I have made these using a 9x13 casserole dish as well. Your caramels will be thicker so cut them smaller. Line pan with non-stick foil or cooking spray as directed.

https://numstheword.com/sea-salt-caramels/

 

2 thoughts on “Sea Salt Caramels

  1. I’m confused. You say cook at medium heat. Later you say as caramel is simmering. I’ve always thought simmering was over low heat, yet you don’t mention changing cooking temperature. I don’t want to spend hours of my time and expense of ingredients til I know what I’m doing. Thanks in advance for help on this.

    • Hi Aunt Charley! Great question! I’ve adjusted the recipe to reflect that it is a heavy simmer / low boil.

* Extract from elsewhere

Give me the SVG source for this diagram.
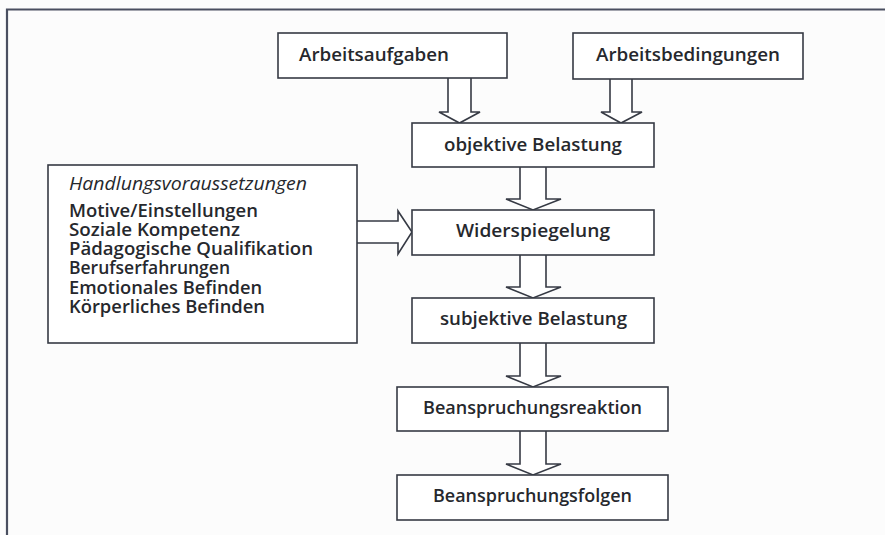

Each stove cooks at slightly different temperatures so you’ll have to play with the temperature to get a low boil / heavy simmer. For my stove that is at a 6.5 – however some stoves don’t even have numbers! If the heat is too high the mixture will boil over the pan. If it’s too low it will take longer to reach your desired temperature. However as you can see from the photo you want a nice constant low boil. Adjust your temperature until you get that. But once you find a good temperature for a low boil you wont have to touch it again. I hope that helps!